Dalam ilmu militer, bisa jadi langkah Paloh dianggap insurgency karena keluar, membelot dan sekaligus tidak kompak lagi pada kubu Jokowi, Jokowi inner ring. Untuk tidak dianggap insurgency, Paloh berkomitmen menuntaskan Jokowi sampai pada Oktober 2024, tetapi tidak ingin direcoki oleh Megawati. Apalagi mengikuti apapun kehendak Megawati. Saatnya dia mengorbitkan Anies sebagai anti thesa, sejatinya bukan terhadap Jokowi tetapi Megawati. 

Bel sudah dibunyikan dan pertandingan pun dimulai. Paloh lebih awal mencalonkan capres anti-thesa pada Jokowi dan oligarkhinya. Efek coat tail akan didapatkan Nasdem dari suara-suara yang selama ini berseberangan dengan Jokowi. Orang-orang yang gerah dengan kiprah Jokowi yang selalu mengkooptasi orang atau kelompok yang berseberangan dengan Jokowi. Menang akan semakin melambungkan Nasdem. Kalah pun akan tetap mampu meningkatkan suara Nasdem. 

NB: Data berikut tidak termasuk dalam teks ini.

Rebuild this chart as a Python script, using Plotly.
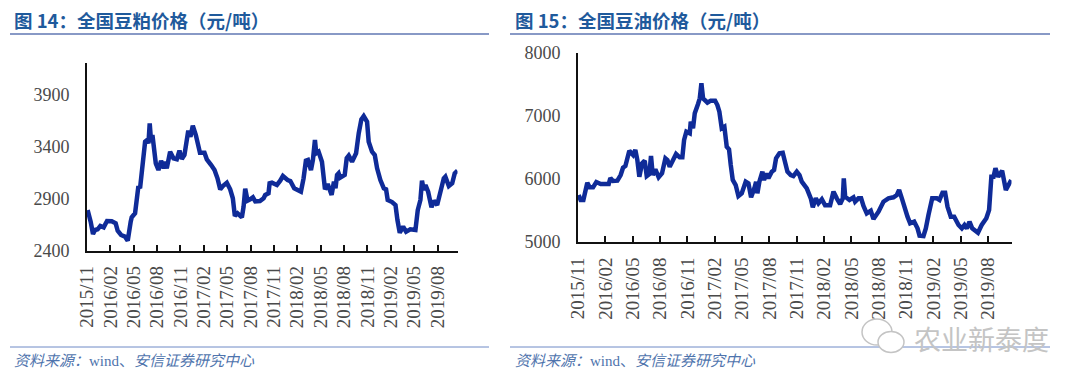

Kejeniusan Paloh dengan pencapresan Anies sebagai anti-thesa terhadap Jokowi sudah dipastikan akan berhadapan dengan capres dari kubu Megawati yang pasti akan di-endorse oleh Jokowi. Maka, pertandingan pun akan berlanjut antara Jokowi man dan Jokowi enemy yang tidak lain adalah Megawati man versus Megawati enemy. Kecuali jika Megawati rela mencalonkan cawapres untuk mendampingi Anies. Tetapi kemungkinannya kecil karena rivalitas Megawati versus Paloh.

Pinter yo Paloh! Hanya gara-gara rivalitas personal dengan Megawati, dia mampu membungkusnya sebagai rivalitas politik. Politik identitas Anies pun mampu ditransformasi menjadi anti-thesa Jokowi. Mobilisasi anti oligarki Jokowi menjadi magnet pengikat (a uniting theme) bagi individu dan kelompok (resource) yang selama ini tersakiti, terdholimi, termarginalkan oleh rejim (grievance) dengan berbagai kepentingan (different interest) menuju pada satu tujuan (objective) berupa perubahan, walaupun sering kali asal bukan Jokowi man. At least, Paloh telah mempraktekan syarat terpenuhinya mobilisasi sosial ala Tilly. Ojo kaget, ojo gumunan!